I have real world problems I'm trying to programmatically solve in the form of
$$Z = c_1 x_1 + c_2 x_2 + \cdots + c_n x_n$$
Subject to
\begin{align}
& a_{11} x_1 + a_{21} x_2 + \cdots + a_{n1} = b_1 \\[6pt]
& 0 \le a_{12} x_1 \le b_2 \\[6pt]
& 0 \le a_{23} x_2 \le b_3 \\
& {}\qquad\vdots \\
& 0 \le a_{nm} x_n \le b_m
\end{align}
Right now I'm using the simplex method. Because of the first constraint there are many solutions and I don't really care to min/max to any particular coefficients. What I really care about is to have as few non-zero variables in the objective function as possible.
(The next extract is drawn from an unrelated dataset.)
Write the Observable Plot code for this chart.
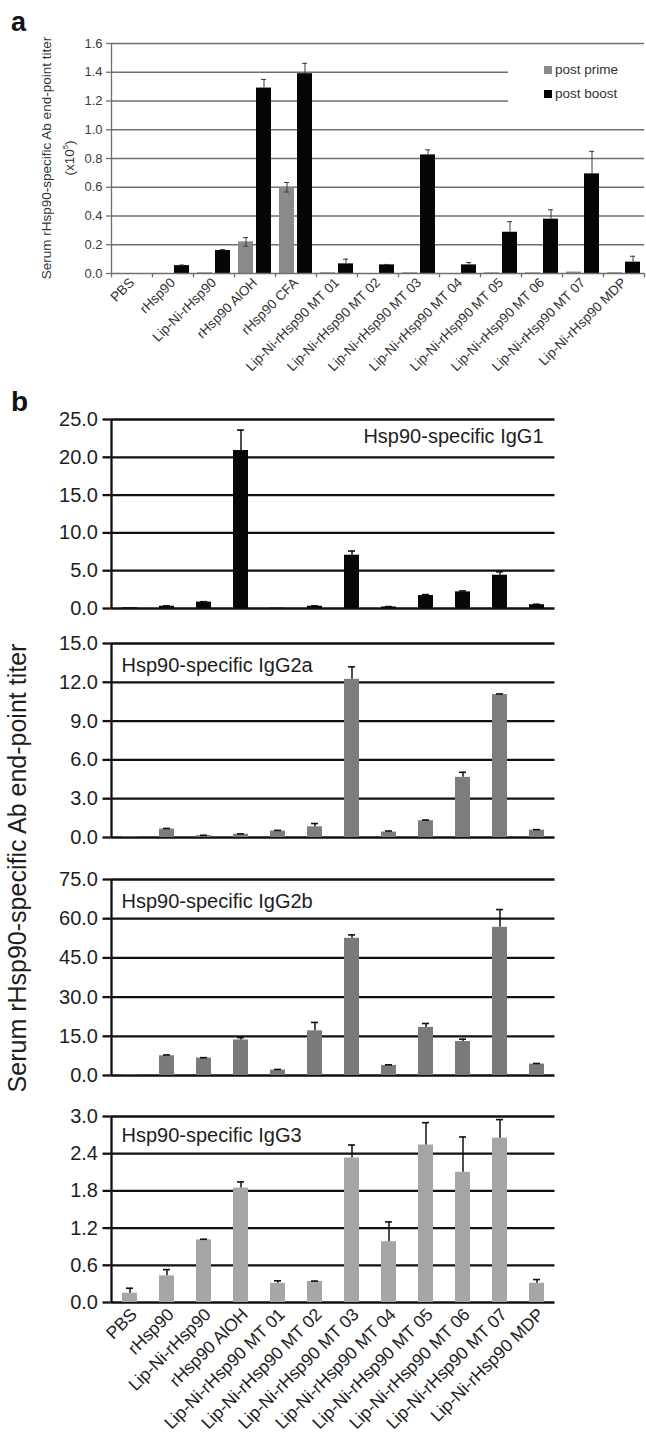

A good way to look at it is, I have packages to deliver and $x$s are trucks. I don't care how long they take, I just want to use as few trucks as possible.
One strategy I came up with was to minimize $Z$ and set the objective coefficients to something like:
$$c_n = 10n$$
so that:
$$Z = 10 x_1 + 20 x_2 + \cdots + 10 n x_n$$
This mostly works but is a little hacky and, depending on what $a_{nm}$ is, at times inconsistent.
I'm not married to the simplex method, but it's fast and gives me a solution so I'm using it.
Best Answer
You want to find a solution $x$ in your linear system (set of equality and inequality constraints) that has the smallest number of nonzero entries. That would correspond to minimizing the $l_{0}$ norm $\|x\|_{0}$ which is exactly the number of nonzero entries in $x$. Unfortunately, this is not a linear program anymore. In fact it is a very hard problem to solve.
Instead you can "relax" the problem a little bit and solve the following problem \begin{align} \min \quad & \|x\|_{1}\\ \text{subject to:} \quad& \text{your linear constraints} \end{align} Note that $$ \|x\|_{1} = \sum_{i=1}^{n} |x_{i}| $$ and as you can see it intuitively promotes sparsity because every nonzero entry adds to the penalty. More formally, we say that $\|x\|_{1}$ is the convex hull of $\|x\|_{0}$, but don't worry about it now. The bottomline is that you can solve the above problem and hope that you will get a sparse solution.
Note that the above minimization problem is actually a linear program (although you might not be able to say because of the absolute value operation in the $\|x\|_{1}$. If you are using some generic solver like CVX then you can describe directly the objective as minimization of $\|x\|_{1}$ (something like $\text{norm}(x, 1)$). If not, then you can lookup online how the minimization of $l_{1}$ norm corresponds to a linear program.